Happy New Year, everyone! We headed back to school on Monday, although none of us were ready for our winter break to end! Coming back from winter break always symbolizes a fresh start for me. I usually stop into school for a day or two to re-organize, rearrange furniture, and create some things that have been on my to-do list since September! As much as I enjoy a freshly organized and clean classroom, I need to remember that for some of my students, it's a really fresh start. Like, mirroring the beginning of the year, fresh! This year, I took a few days to re-establish our classroom community and reinforce rules and expectations.  Here's a peek into what our first few days looked like.
We started Monday morning by reading The Day a Monster Came to School. I like saving this book for after winter break because my kinders seem more ready to understand it and make connections. {You could always just read it again though!!} I got this copy from Kindergarten Smiles and LOVE it because it has pictures to go along with the story. Not having to create it saved me a lot of time! 

We talked about how the monster was misbehaving because he didn't know the classroom rules, and how he made good choices once he knew and understood them.  In the past, I've used the Whole Brain Teaching rules with great success. However, this year, my group of kiddos seem to need more concrete rules. {ex. Make smart choices wasn't clear enough for them, they needed to know that they must keep their hands and feet to themselves}. So, I decided this was a great time of year to scrap our old rules and create new ones! I gave each of my students a post-it note and asked them to use pictures or words to tell us one rule that they think should be on our classroom rules list.
(You can't really see it well, but his said "no hitting")
When they were finished, each student presented their classroom rule and stuck their post-it to our anchor chart. I took sloppy notes on our Promethean board so that I had a gist of the rules everyone created. I'll spare you from that picture.
We counted up our rules and found that we thought of 13 classroom rules. Boy, is that too many to remember! So, I told the class that I would take the 13 rules home with me and change them into the rules that I wanted diligently try to find a way to narrow it down to 5 or 6. Thank goodness I was able to do that! Here are the 5 classroom rules we decided on.

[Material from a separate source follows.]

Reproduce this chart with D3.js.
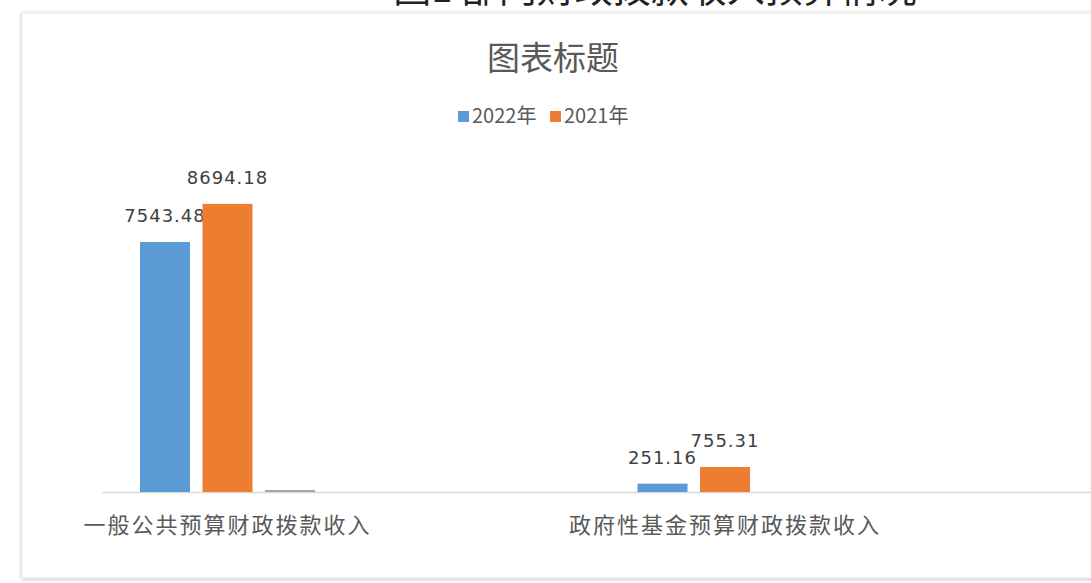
<!DOCTYPE html>
<html>
<head>
<meta charset="utf-8">
<script src="https://cdn.jsdelivr.net/npm/d3@7"></script>
<style>
  body { margin: 0; background: #fff; }
  svg { display: block; }
</style>
</head>
<body>
<div id="chart"></div>
<script>
// chart data
var categories = ["一般公共预算财政拨款收入", "政府性基金预算财政拨款收入"];
var seriesNames = ["2022年", "2021年", "其他"];
var values2022 = [7543.48, 251.16];
var values2021 = [8694.18, 755.31];
var valuesOther = [60, 0];
var legendNames = ["2022年", "2021年"];
var colors = ["#5b9bd5", "#ed7d31", "#a5a5a5"];

var width = 1091, height = 583;
var baseY = 492;
var cjk = "'Noto Sans CJK SC', 'Noto Sans', sans-serif";

var svg = d3.select("#chart").append("svg")
  .attr("width", width)
  .attr("height", height);

// caption above the frame, mostly cut off by the top edge like in the source image
svg.append("text")
  .attr("x", 655)
  .attr("y", 2)
  .attr("text-anchor", "middle")
  .style("font-family", cjk)
  .style("font-size", "38px")
  .style("fill", "#222")
  .text("图1 部门财政拨款收入预算情况");

// chart frame
var defs = svg.append("defs");
var f = defs.append("filter").attr("id", "sh").attr("x", "-5%").attr("y", "-5%").attr("width", "110%").attr("height", "110%");
f.append("feGaussianBlur").attr("in", "SourceAlpha").attr("stdDeviation", 2);
f.append("feOffset").attr("dy", 1).attr("result", "b");
f.append("feComponentTransfer").append("feFuncA").attr("type", "linear").attr("slope", 0.25);
var m = f.append("feMerge");
m.append("feMergeNode");
m.append("feMergeNode").attr("in", "SourceGraphic");

svg.append("rect")
  .attr("x", 22).attr("y", 13)
  .attr("width", 1100).attr("height", 565)
  .attr("fill", "#fff")
  .attr("stroke", "#e3e3e3")
  .attr("filter", "url(#sh)");

// scales
var x0 = d3.scalePoint().domain(categories).range([227.5, 725]);
var x1 = d3.scaleBand().domain(seriesNames).range([-87.5, 87.5]).paddingInner(0.2);
var y = d3.scaleLinear().domain([0, 10000]).range([baseY, baseY - 331.4]);

var seriesValues = [values2022, values2021, valuesOther];

// baseline
svg.append("line")
  .attr("x1", 102).attr("x2", width)
  .attr("y1", baseY + 0.5).attr("y2", baseY + 0.5)
  .attr("stroke", "#d9d9d9").attr("stroke-width", 1.5);

// bars
seriesNames.forEach(function(s, si) {
  var g = svg.append("g").attr("class", "series");
  g.selectAll("rect")
    .data(categories.map(function(c, i) { return {cat: c, v: seriesValues[si][i]}; }))
    .enter().append("rect")
    .attr("x", function(d) { return x0(d.cat) + x1(s); })
    .attr("y", function(d) { return y(d.v); })
    .attr("width", x1.bandwidth())
    .attr("height", function(d) { return baseY - y(d.v); })
    .attr("fill", colors[si]);

  if (si < 2) {
    g.selectAll("text")
      .data(categories.map(function(c, i) { return {cat: c, v: seriesValues[si][i]}; }))
      .enter().append("text")
      .attr("x", function(d) { return x0(d.cat) + x1(s) + x1.bandwidth() / 2; })
      .attr("y", function(d) { return y(d.v) - 20; })
      .attr("text-anchor", "middle")
      .style("font-family", "'DejaVu Sans', sans-serif")
      .style("font-size", "18px")
      .style("letter-spacing", "1px")
      .style("fill", "#404040")
      .text(function(d) { return d3.format(".2f")(d.v); });
  }
});

// category axis labels
svg.append("g").selectAll("text")
  .data(categories)
  .enter().append("text")
  .attr("x", function(d) { return x0(d); })
  .attr("y", 533)
  .attr("text-anchor", "middle")
  .style("font-family", cjk)
  .style("font-size", "22px")
  .style("letter-spacing", "2px")
  .style("fill", "#595959")
  .text(function(d) { return d; });

// title
svg.append("text")
  .attr("x", 553).attr("y", 70)
  .attr("text-anchor", "middle")
  .style("font-family", cjk)
  .style("font-size", "33px")
  .style("fill", "#595959")
  .text("图表标题");

// legend
var legX = [458, 550];
var leg = svg.append("g").selectAll("g")
  .data(legendNames)
  .enter().append("g")
  .attr("transform", function(d, i) { return "translate(" + legX[i] + ",111)"; });
leg.append("rect").attr("width", 11).attr("height", 11)
  .attr("fill", function(d, i) { return colors[i]; });
leg.append("text")
  .attr("x", 14).attr("y", 12)
  .style("font-family", cjk)
  .style("font-size", "20px")
  .style("fill", "#595959")
  .text(function(d) { return d; });
</script>
</body>
</html>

The next day, I presented the rules to the class, and we voted to make sure they were all a good fit for us. We then thought of motions to put with each rule so that we fit a little bit of that WBT in. Here's what we thought of (the motion for rule 2 is the same as in WBT):

Follow directions quickly.

Raise your hand to talk.

Listen when someone is talking.

Be the boss of you.

Keep your hands and feet to yourself.

We are spending the rest of the week creating our own "Monster School Rules" book inspired by Kindergarten Smiles. I used her idea and book cover, but changed the inside pages to fit our classroom rules. I am excited to have this book to reinforce our rules AND for the kids to take home and show their parents.

We will review our rules each morning just like we did with the WBT rules, and each time we are having trouble following one. Even just today, I was able to hold up 3 fingers and point to my ear when a few of my students were talking over someone, and they knew exactly what I meant! I can already tell 2016 will be off to a great start!